> The exercise:
Retype nothing but the lines from the start of the material up to and including the line with "ax = fig.add_axes([0.0894, 0.174, 0.8943, 0.613])". Pictures don't belong in the copy.

> Provided material:
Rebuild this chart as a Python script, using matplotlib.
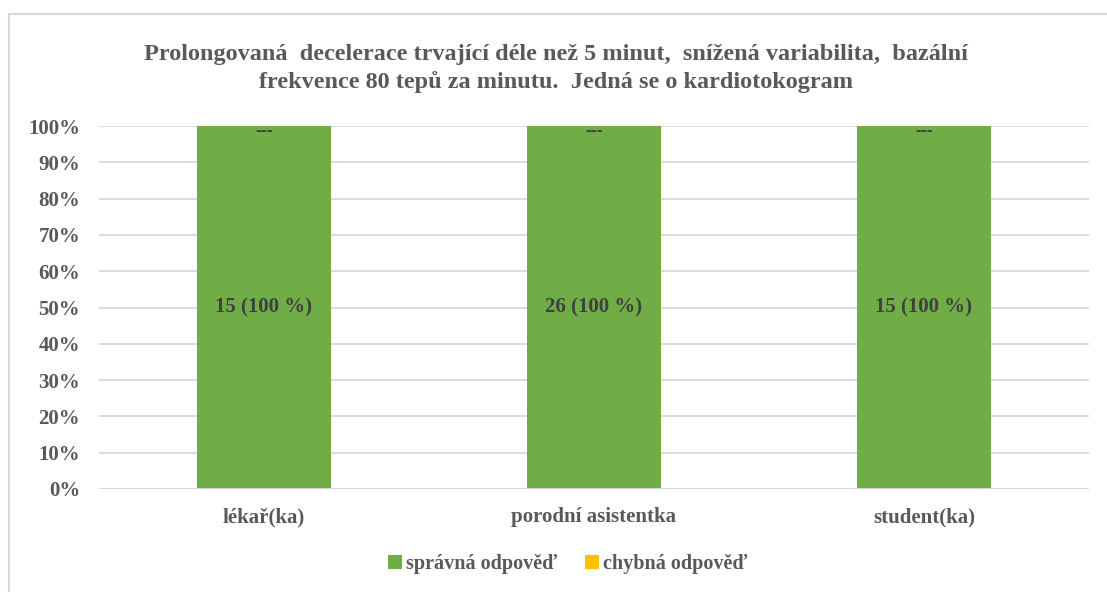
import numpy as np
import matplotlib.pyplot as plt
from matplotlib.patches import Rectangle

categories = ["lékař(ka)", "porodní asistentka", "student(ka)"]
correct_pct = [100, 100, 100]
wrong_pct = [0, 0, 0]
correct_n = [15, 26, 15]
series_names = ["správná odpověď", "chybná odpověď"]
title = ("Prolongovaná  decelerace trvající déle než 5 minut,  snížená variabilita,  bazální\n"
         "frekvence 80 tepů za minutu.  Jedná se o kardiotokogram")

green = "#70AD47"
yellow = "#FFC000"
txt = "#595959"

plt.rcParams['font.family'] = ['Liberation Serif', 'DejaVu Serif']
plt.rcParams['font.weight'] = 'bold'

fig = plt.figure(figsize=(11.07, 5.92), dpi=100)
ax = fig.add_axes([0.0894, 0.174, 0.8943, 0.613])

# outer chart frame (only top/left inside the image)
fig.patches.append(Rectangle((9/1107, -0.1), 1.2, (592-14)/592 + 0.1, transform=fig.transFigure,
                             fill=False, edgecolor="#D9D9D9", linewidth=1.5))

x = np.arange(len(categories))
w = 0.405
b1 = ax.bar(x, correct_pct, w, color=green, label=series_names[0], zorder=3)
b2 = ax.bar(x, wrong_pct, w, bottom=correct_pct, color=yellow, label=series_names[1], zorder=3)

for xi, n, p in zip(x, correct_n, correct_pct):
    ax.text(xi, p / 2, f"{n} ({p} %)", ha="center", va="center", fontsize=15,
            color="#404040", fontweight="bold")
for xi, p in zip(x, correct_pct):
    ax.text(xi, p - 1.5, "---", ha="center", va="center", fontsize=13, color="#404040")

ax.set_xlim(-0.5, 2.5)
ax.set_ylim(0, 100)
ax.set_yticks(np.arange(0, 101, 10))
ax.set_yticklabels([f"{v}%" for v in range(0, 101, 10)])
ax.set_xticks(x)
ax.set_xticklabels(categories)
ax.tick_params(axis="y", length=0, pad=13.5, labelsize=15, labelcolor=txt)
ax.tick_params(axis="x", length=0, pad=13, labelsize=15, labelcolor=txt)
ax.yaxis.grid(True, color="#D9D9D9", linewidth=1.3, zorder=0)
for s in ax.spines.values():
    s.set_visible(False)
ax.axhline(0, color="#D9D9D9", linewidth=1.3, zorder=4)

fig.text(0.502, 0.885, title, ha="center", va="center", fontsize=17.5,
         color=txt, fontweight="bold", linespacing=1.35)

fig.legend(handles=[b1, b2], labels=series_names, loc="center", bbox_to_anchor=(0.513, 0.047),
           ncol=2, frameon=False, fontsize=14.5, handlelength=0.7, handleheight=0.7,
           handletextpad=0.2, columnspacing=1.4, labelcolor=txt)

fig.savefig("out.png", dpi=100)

> Full solution:
Rebuild this chart as a Python script, using matplotlib.
import numpy as np
import matplotlib.pyplot as plt
from matplotlib.patches import Rectangle

categories = ["lékař(ka)", "porodní asistentka", "student(ka)"]
correct_pct = [100, 100, 100]
wrong_pct = [0, 0, 0]
correct_n = [15, 26, 15]
series_names = ["správná odpověď", "chybná odpověď"]
title = ("Prolongovaná  decelerace trvající déle než 5 minut,  snížená variabilita,  bazální\n"
         "frekvence 80 tepů za minutu.  Jedná se o kardiotokogram")

green = "#70AD47"
yellow = "#FFC000"
txt = "#595959"

plt.rcParams['font.family'] = ['Liberation Serif', 'DejaVu Serif']
plt.rcParams['font.weight'] = 'bold'

fig = plt.figure(figsize=(11.07, 5.92), dpi=100)
ax = fig.add_axes([0.0894, 0.174, 0.8943, 0.613])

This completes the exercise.